W rozmowie z PAP polityk stwierdził, że nie jest dla niego zaskoczeniem, iż TSUE nie wycofa skargi wobec Polski.

"Nie mam najmniejszego zaufania do instytucji Trybunału Sprawiedliwości UE. (…) To nie jest organ, który rozstrzyga merytorycznie. To jest organ, który walczy o swoje nadrzędne kompetencje wobec państw członkowskich. Wyrok niekorzystny wobec Polski to dla TSUE kolejny przyczółek, który zdobywają" - mówił

"Przecież tu nie chodzi ani o żadną praworządność, ani wcale o reformę sądownictwa w Polsce. Chodzi tu o nękanie polskiego rządu i utrzymywanie tego stanu napięcia" - skomentował.

"Obowiązuje jedna wykładnia i jeden establishment. Boją się, że wpływ w UE mogą uzyskać ludzie, którzy myślą inaczej i którzy w Europie są liczącą się siłą" - dodał, wspominając o cenzurze i braku wolności zdań czy też poglądów na brukselskich korytarzach.

Profesor Legutko odniósł się również do Fransa Timmermansa, który stara się zostać nowym szefem Komisji Europejskiej.

"Liczy jednak, że coś na tym ugra i cały czas podtrzymuje swój agresywny ton. Przedstawia się jako apostoł europejskości, który stoi na straży Unii w jej obecnym kształcie. Cały ten konflikt nie ma naprawdę charakteru rzeczowego, ani w przypadku Węgier ani Polski. To nie chodzi o żadne reformy, chodzi o to, aby możliwie utrudnić życie i zneutralizować działania rządu, który się nie podoba" - mówi europoseł.

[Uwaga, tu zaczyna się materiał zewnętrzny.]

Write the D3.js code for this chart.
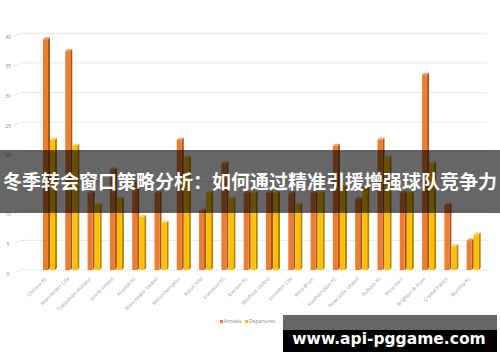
<!DOCTYPE html>
<html><head><meta charset="utf-8">
<script src="https://cdn.jsdelivr.net/npm/d3@7"></script>
<style>html,body{margin:0;padding:0;background:#fff;}svg{display:block;}</style>
</head><body>
<svg id="c" width="500" height="362"></svg>
<script>
const categories = ["Chelsea FC","Manchester City","Tottenham Hotspur","Leeds United","Arsenal FC","Manchester United","Wolverhampton","Aston Villa","Liverpool FC","Everton FC","Sheffield United","Leicester City","West Brom","Southampton FC","Newcastle United","Fulham FC","West Ham","Brighton & Hove","Crystal Palace","Burnley FC"];
const arrivals   = [39,37,13,17,15,13,22,10,18,13,13,13,13,21,12,22,13,33,11,5];
const departures = [22,21,11,12,9,8,19,13,12,13,13,11,13,14,14,19,13,18,4,6];
const seriesNames = ["Arrivals","Departures"];
const yTicks = [0,5,10,15,20,25,30,35,40];
const titleText = "冬季转会窗口策略分析：如何通过精准引援增强球队竞争力";
const watermark = "www.api-pggame.com";

const svg = d3.select("#c");
const colors = {Arrivals:{front:"#ED7D31",side:"#A9561C",top:"#F4A06A"}, Departures:{front:"#FFC000",side:"#B38600",top:"#FFD54F"}};

const y = d3.scaleLinear().domain([0,40]).range([270,33.3]);
const x = d3.scaleBand().domain(categories).range([31.85,491.85]).paddingInner(0.372).paddingOuter(0.5);
const xs = d3.scaleBand().domain(seriesNames).range([0,x.bandwidth()]);

const grid = svg.append("g");
yTicks.forEach(t=>{
  const yy = y(t);
  grid.append("path").attr("d",`M14,${yy+3.5}L20,${yy}L487,${yy}`).attr("fill","none").attr("stroke","#e3e3e3").attr("stroke-width",0.8);
});
svg.append("g").selectAll("text").data(yTicks).join("text")
  .attr("x",8).attr("y",d=>y(d)+5.5).attr("text-anchor","middle")
  .attr("font-family","Open Sans, sans-serif").attr("font-size",5).attr("fill","#888").text(d=>d);

const data = [];
categories.forEach((c,i)=>{
  data.push({c,s:"Arrivals",v:arrivals[i]});
  data.push({c,s:"Departures",v:departures[i]});
});
const fw = xs.bandwidth()-2, dp = 2;
const bars = svg.append("g").selectAll("g").data(data).join("g");
bars.append("path").attr("d",d=>{const x0=x(d.c)+xs(d.s)+fw, y0=y(d.v), yb=y(0);
  return `M${x0},${y0}L${x0+dp},${y0-dp}L${x0+dp},${yb-dp}L${x0},${yb}Z`;}).attr("fill",d=>colors[d.s].side);
bars.append("path").attr("d",d=>{const x0=x(d.c)+xs(d.s), y0=y(d.v);
  return `M${x0},${y0}L${x0+dp},${y0-dp}L${x0+fw+dp},${y0-dp}L${x0+fw},${y0}Z`;}).attr("fill",d=>colors[d.s].top);
bars.append("rect").attr("x",d=>x(d.c)+xs(d.s)).attr("y",d=>y(d.v)).attr("width",fw).attr("height",d=>y(0)-y(d.v)).attr("fill",d=>colors[d.s].front);

svg.append("g").selectAll("text").data(categories).join("text")
  .attr("transform",d=>`translate(${x(d)+x.bandwidth()/2-3},279) rotate(-45)`)
  .attr("text-anchor","end").attr("font-family","Open Sans, sans-serif").attr("font-size",5).attr("fill","#999").text(d=>d);

const lg = svg.append("g").attr("transform","translate(220,323)");
const lx = [0,25];
seriesNames.forEach((s,i)=>{
  lg.append("rect").attr("x",lx[i]).attr("y",-3).attr("width",3).attr("height",3).attr("fill",colors[s].front);
  lg.append("text").attr("x",lx[i]+4).attr("y",0).attr("font-family","Open Sans, sans-serif").attr("font-size",5).attr("fill","#888").text(s);
});

svg.append("rect").attr("x",0).attr("y",150).attr("width",500).attr("height",63).attr("fill","rgba(0,0,0,0.6)");
svg.append("text").attr("x",250).attr("y",189).attr("text-anchor","middle")
  .attr("font-family","Noto Sans CJK SC, sans-serif").attr("font-weight","bold").attr("font-size",19).attr("fill","#fff").text(titleText);

svg.append("rect").attr("x",283).attr("y",315).attr("width",214).attr("height",15).attr("fill","#666");
svg.append("rect").attr("x",283).attr("y",330).attr("width",214).attr("height",22).attr("fill","#000");
svg.append("text").attr("x",389).attr("y",344).attr("text-anchor","middle")
  .attr("font-family","DejaVu Sans, sans-serif").attr("font-weight","bold").attr("font-size",15.5).attr("fill","#fff").text(watermark);
</script>
</body></html>
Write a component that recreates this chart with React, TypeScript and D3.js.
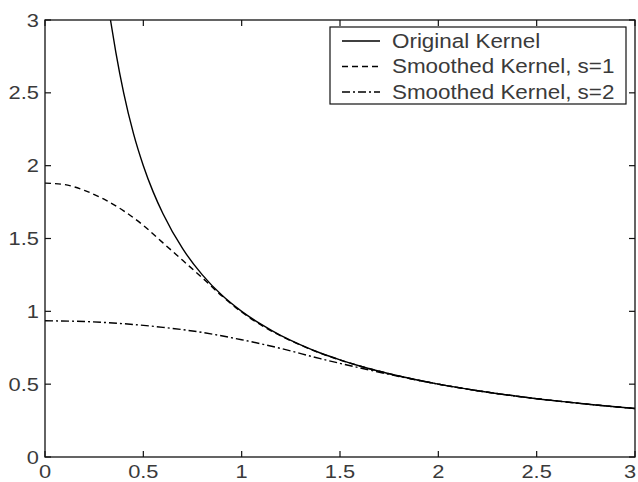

Jak się bowiem okazuje, według polityka PiS, obecnie w Unii Europejskiej istnieją specjalne, podwójne standardy.

"Szkodnik niszczący drzewa w puszczach niemieckich to innych szkodnik, (niż ten) który niszczy puszcze w Polsce. W jednym przypadku można wycinać drzewa, w drugim nie można. Pomoc rządowa dla przedsiębiorstw prywatnych w niektórych krajach jest możliwa, w innych karana. Nominacja polityczna w trybunale w Polsce jest absolutnie karygodna, a w Niemczech czy Szwecji jest tolerowana. Toniemy w podwójnych standardach. Nie wyobrażajmy sobie więc, że Trybunał UE będzie głosem bezstronnym. On jest stroną w tym, co się dzieje w Europie" - podsumował.